───── Information supplied
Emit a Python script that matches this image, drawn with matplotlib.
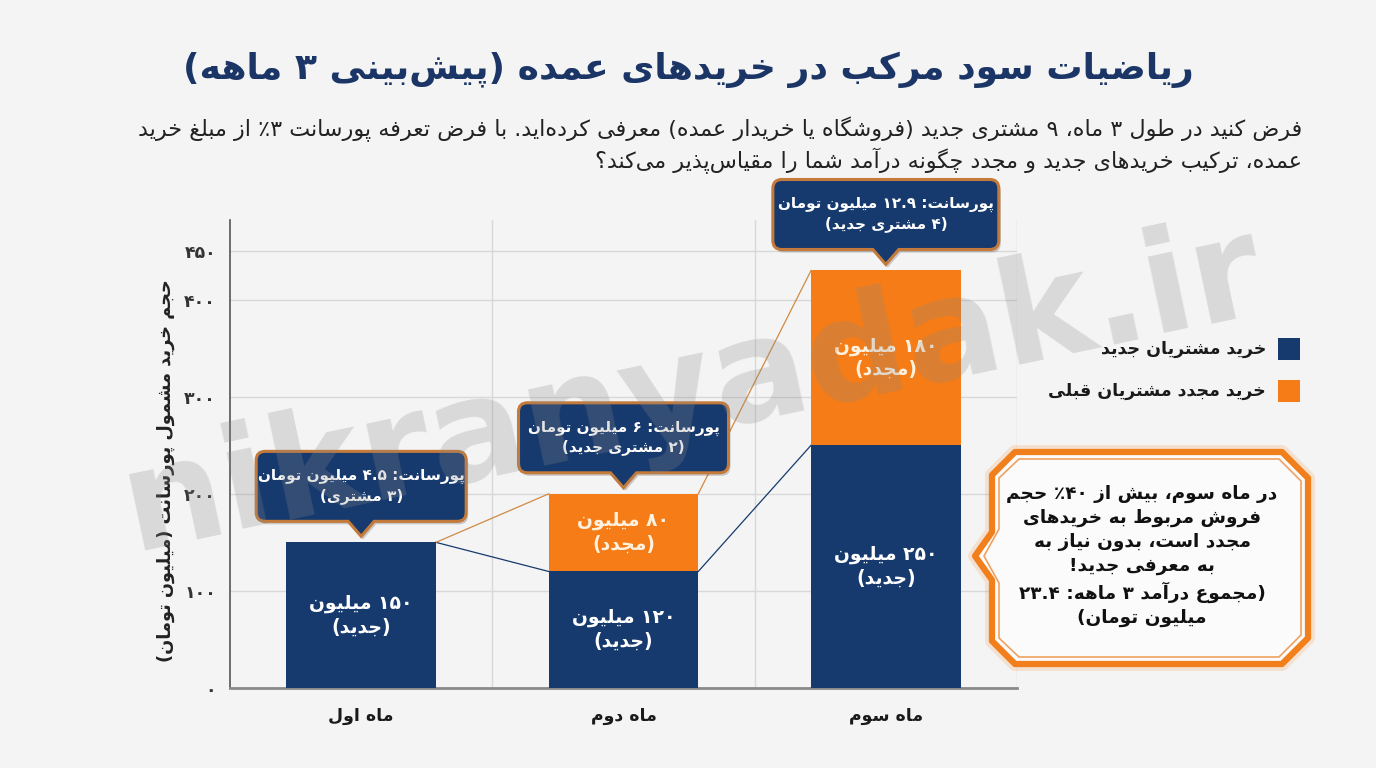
import re
import matplotlib
matplotlib.use('Agg')
import matplotlib.pyplot as plt
from matplotlib.patches import PathPatch, Rectangle, Polygon
from matplotlib.path import Path

# ---- data ----
months = ['ماه اول', 'ماه دوم', 'ماه سوم']
new_sales = [150, 120, 250]
repeat_sales = [0, 80, 180]
new_labels = ['۱۵۰ میلیون\n(جدید)', '۱۲۰ میلیون\n(جدید)', '۲۵۰ میلیون\n(جدید)']
repeat_labels = ['', '۸۰ میلیون\n(مجدد)', '۱۸۰ میلیون\n(مجدد)']
commission_notes = ['پورسانت: ۴.۵ میلیون تومان\n(۳ مشتری)',
                    'پورسانت: ۶ میلیون تومان\n(۲ مشتری جدید)',
                    'پورسانت: ۱۲.۹ میلیون تومان\n(۴ مشتری جدید)']
y_ticks = [0, 100, 200, 300, 400, 450]
legend_labels = ['خرید مشتریان جدید', 'خرید مجدد مشتریان قبلی']
title = 'ریاضیات سود مرکب در خریدهای عمده (پیش\u200cبینی ۳ ماهه)'
subtitle = ('فرض کنید در طول ۳ ماه، ۹ مشتری جدید (فروشگاه یا خریدار عمده) معرفی کرده\u200cاید. با فرض تعرفه پورسانت ۳٪ از مبلغ خرید\n'
            'عمده، ترکیب خریدهای جدید و مجدد چگونه درآمد شما را مقیاس\u200cپذیر می\u200cکند؟')
ylabel = 'حجم خرید مشمول پورسانت (میلیون تومان)'
callout = ('در ماه سوم، بیش از ۴۰٪ حجم\nفروش مربوط به خریدهای\nمجدد است، بدون نیاز به\n'
           'به معرفی جدید!\n(مجموع درآمد ۳ ماهه: ۲۳.۴\nمیلیون تومان)')

NAVY = '#173a6e'
ORANGE = '#f57c16'

# ---- minimal Persian shaping + RTL ordering (matplotlib has no bidi) ----
DUAL = {'ب': 0xFE8F, 'ت': 0xFE95, 'ث': 0xFE99, 'ج': 0xFE9D, 'ح': 0xFEA1, 'خ': 0xFEA5,
        'س': 0xFEB1, 'ش': 0xFEB5, 'ص': 0xFEB9, 'ض': 0xFEBD, 'ط': 0xFEC1, 'ظ': 0xFEC5,
        'ع': 0xFEC9, 'غ': 0xFECD, 'ف': 0xFED1, 'ق': 0xFED5, 'ل': 0xFEDD, 'م': 0xFEE1,
        'ن': 0xFEE5, 'ه': 0xFEE9, 'ئ': 0xFE89, 'پ': 0xFB56, 'چ': 0xFB7A, 'ک': 0xFB8E,
        'گ': 0xFB92, 'ی': 0xFBFC}
RIGHT = {'ا': 0xFE8D, 'آ': 0xFE81, 'د': 0xFEA9, 'ذ': 0xFEAB, 'ر': 0xFEAD, 'ز': 0xFEAF,
         'و': 0xFEED, 'ژ': 0xFB8A}
MIRROR = str.maketrans('()', ')(')
NUM = re.compile('[0-9\u06f0-\u06f9]+(?:\\.[0-9\u06f0-\u06f9]+)*')


def shape(line):
    out = []
    for i, c in enumerate(line):
        code = DUAL.get(c, RIGHT.get(c))
        if code is None:
            if c != '\u200c':
                out.append(c)
            continue
        prev = line[i - 1] if i > 0 else ''
        nxt = line[i + 1] if i + 1 < len(line) else ''
        jp = prev in DUAL
        jn = c in DUAL and (nxt in DUAL or nxt in RIGHT)
        if jp and jn:
            code += 3
        elif jp:
            code += 1
        elif jn:
            code += 2
        out.append(chr(code))
    return ''.join(out)


def fa(text):
    lines = []
    for line in text.split('\n'):
        vis = shape(line)[::-1].translate(MIRROR)
        vis = NUM.sub(lambda m: m.group(0)[::-1], vis)
        lines.append(vis)
    return '\n'.join(lines)


def fa_num(v):
    return str(v).translate(str.maketrans('0123456789', '۰۱۲۳۴۵۶۷۸۹'))


plt.rcParams['font.family'] = ['DejaVu Sans']

W, H = 1376, 768
fig = plt.figure(figsize=(W / 100, H / 100), dpi=100, facecolor='#f4f4f4')
ax = fig.add_axes([230 / W, 1 - 688 / H, (1017 - 230) / W, (688 - 220) / H])
ax.set_facecolor('none')

x = list(range(len(months)))
bw = 0.57
ax.bar(x, new_sales, width=bw, color=NAVY, zorder=3)
ax.bar(x, repeat_sales, width=bw, bottom=new_sales, color=ORANGE, zorder=3)

ax.set_xlim(-0.5, 2.5)
ax.set_ylim(0, 482)
ax.set_yticks(y_ticks)
ax.set_yticklabels([fa_num(v) for v in y_ticks], fontsize=12.5, fontweight='bold', color='#333333')
ax.set_xticks(x)
ax.set_xticklabels([fa(m) for m in months], fontsize=12.5, fontweight='bold', color='#1a1a1a')
ax.set_xticks([0.5, 1.5, 2.5], minor=True)
ax.tick_params(axis='both', which='both', length=0)
ax.tick_params(axis='y', pad=10)
ax.tick_params(axis='x', pad=14)
ax.grid(axis='y', color='#d8d8d8', lw=1, zorder=0)
ax.grid(axis='x', which='minor', color='#d8d8d8', lw=1, zorder=0)
for s in ['top', 'right']:
    ax.spines[s].set_visible(False)
ax.spines['left'].set_color('#555555')
ax.spines['left'].set_linewidth(1.2)
ax.spines['bottom'].set_color('#8a8a8a')
ax.spines['bottom'].set_linewidth(2)
ax.set_ylabel(fa(ylabel), fontsize=12.8, fontweight='bold', color='#222222')
ax.yaxis.set_label_coords(-0.07, 0.465)

# connector lines between months
tops = [n + r for n, r in zip(new_sales, repeat_sales)]
for i in range(len(months) - 1):
    ax.plot([i + bw / 2, i + 1 - bw / 2], [new_sales[i], new_sales[i + 1]], color=NAVY, lw=0.9, zorder=2)
    ax.plot([i + bw / 2, i + 1 - bw / 2], [tops[i], tops[i + 1]], color='#d08a45', lw=0.9, zorder=2)

# segment labels
for i in x:
    ax.text(i, new_sales[i] / 2, fa(new_labels[i]), ha='center', va='center', multialignment='center',
            color='white', fontsize=13.5, fontweight='bold', linespacing=1.3, zorder=4)
    if repeat_sales[i]:
        ax.text(i, new_sales[i] + repeat_sales[i] / 2, fa(repeat_labels[i]), ha='center', va='center',
                multialignment='center', color='#fff1de', fontsize=13.5, fontweight='bold',
                linespacing=1.3, zorder=4)

# overlay in pixel coordinates
ov = fig.add_axes([0, 0, 1, 1], zorder=5)
ov.set_xlim(0, W)
ov.set_ylim(H, 0)
ov.axis('off')


def to_px(xv, yv):
    dx, dy = ax.transData.transform((xv, yv))
    return dx, H - dy


def bubble_path(x0, y0, x1, y1, tx, ty, r=9, tw=13):
    M, L, C = Path.MOVETO, Path.LINETO, Path.CURVE3
    verts = [(x0 + r, y0), (x1 - r, y0), (x1, y0), (x1, y0 + r), (x1, y1 - r), (x1, y1), (x1 - r, y1),
             (tx + tw, y1), (tx, ty), (tx - tw, y1), (x0 + r, y1), (x0, y1), (x0, y1 - r),
             (x0, y0 + r), (x0, y0), (x0 + r, y0), (x0 + r, y0)]
    codes = [M, L, C, C, L, C, C, L, L, L, L, C, C, L, C, C, Path.CLOSEPOLY]
    return Path(verts, codes)


box_w = [210, 210, 226]
for i in x:
    cx, ty = to_px(i, tops[i])
    tip = ty - 6
    y1 = ty - 21
    y0 = y1 - 70
    x0, x1 = cx - box_w[i] / 2, cx + box_w[i] / 2
    shadow = bubble_path(x0 + 2, y0 + 3, x1 + 2, y1 + 3, cx + 2, tip + 3)
    ov.add_patch(PathPatch(shadow, facecolor='#000000', alpha=0.18, lw=0))
    ov.add_patch(PathPatch(bubble_path(x0, y0, x1, y1, cx, tip), facecolor=NAVY,
                           edgecolor='#c47a3a', lw=2.2))
    ov.text(cx, (y0 + y1) / 2, fa(commission_notes[i]), ha='center', va='center', multialignment='center',
            color='white', fontsize=11, fontweight='bold', linespacing=1.3)

# title and intro text
ov.text(688, 70, fa(title), ha='center', va='center', fontsize=26, fontweight='bold', color='#1b3566')
ov.text(1302, 145, fa(subtitle), ha='right', va='center', multialignment='right', fontsize=16,
        color='#222222', linespacing=1.3)

# legend
for k, (lab, col) in enumerate(zip(legend_labels, [NAVY, ORANGE])):
    yy = 349 + k * 42
    ov.add_patch(Rectangle((1278, yy - 11), 22, 22, facecolor=col, lw=0))
    ov.text(1266, yy, fa(lab), ha='right', va='center', fontsize=12.5, fontweight='bold', color='#1a1a1a')

# right callout
outer = [(1015, 452), (1282, 452), (1308, 478), (1308, 638), (1282, 664), (1015, 664), (992, 641),
         (992, 580), (975, 556), (992, 532), (992, 475)]
inner = [(1019, 459), (1279, 459), (1301, 481), (1301, 635), (1279, 657), (1019, 657), (999, 638),
         (999, 583), (984, 556), (999, 529), (999, 478)]
ov.add_patch(Polygon(outer, closed=True, facecolor='none', edgecolor='#f5913a', lw=10, alpha=0.2,
                     joinstyle='round'))
ov.add_patch(Polygon(outer, closed=True, facecolor='#fbfbfb', edgecolor='#f07f1c', lw=4.5, joinstyle='round'))
ov.add_patch(Polygon(inner, closed=True, facecolor='none', edgecolor='#f0a060', lw=1.2))
ov.text(1142, 556, fa(callout), ha='center', va='center', multialignment='center', fontsize=13.3,
        fontweight='bold', color='#111111', linespacing=1.4)

# watermark
ov.text(692, 392, 'nikranyadak.ir', rotation=12, fontsize=102, fontweight='bold', color='#8a8a8a',
        alpha=0.25, ha='center', va='center')

fig.savefig('out.png', dpi=100, facecolor=fig.get_facecolor())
──────────
◆ **Directions**: Repeat the listing above from its first line through the line that contains "ORANGE = '#f57c16'", both included, and nothing more. Drop the pictures.

◆ **Written solution**:
Emit a Python script that matches this image, drawn with matplotlib.
import re
import matplotlib
matplotlib.use('Agg')
import matplotlib.pyplot as plt
from matplotlib.patches import PathPatch, Rectangle, Polygon
from matplotlib.path import Path

# ---- data ----
months = ['ماه اول', 'ماه دوم', 'ماه سوم']
new_sales = [150, 120, 250]
repeat_sales = [0, 80, 180]
new_labels = ['۱۵۰ میلیون\n(جدید)', '۱۲۰ میلیون\n(جدید)', '۲۵۰ میلیون\n(جدید)']
repeat_labels = ['', '۸۰ میلیون\n(مجدد)', '۱۸۰ میلیون\n(مجدد)']
commission_notes = ['پورسانت: ۴.۵ میلیون تومان\n(۳ مشتری)',
                    'پورسانت: ۶ میلیون تومان\n(۲ مشتری جدید)',
                    'پورسانت: ۱۲.۹ میلیون تومان\n(۴ مشتری جدید)']
y_ticks = [0, 100, 200, 300, 400, 450]
legend_labels = ['خرید مشتریان جدید', 'خرید مجدد مشتریان قبلی']
title = 'ریاضیات سود مرکب در خریدهای عمده (پیش\u200cبینی ۳ ماهه)'
subtitle = ('فرض کنید در طول ۳ ماه، ۹ مشتری جدید (فروشگاه یا خریدار عمده) معرفی کرده\u200cاید. با فرض تعرفه پورسانت ۳٪ از مبلغ خرید\n'
            'عمده، ترکیب خریدهای جدید و مجدد چگونه درآمد شما را مقیاس\u200cپذیر می\u200cکند؟')
ylabel = 'حجم خرید مشمول پورسانت (میلیون تومان)'
callout = ('در ماه سوم، بیش از ۴۰٪ حجم\nفروش مربوط به خریدهای\nمجدد است، بدون نیاز به\n'
           'به معرفی جدید!\n(مجموع درآمد ۳ ماهه: ۲۳.۴\nمیلیون تومان)')

NAVY = '#173a6e'
ORANGE = '#f57c16'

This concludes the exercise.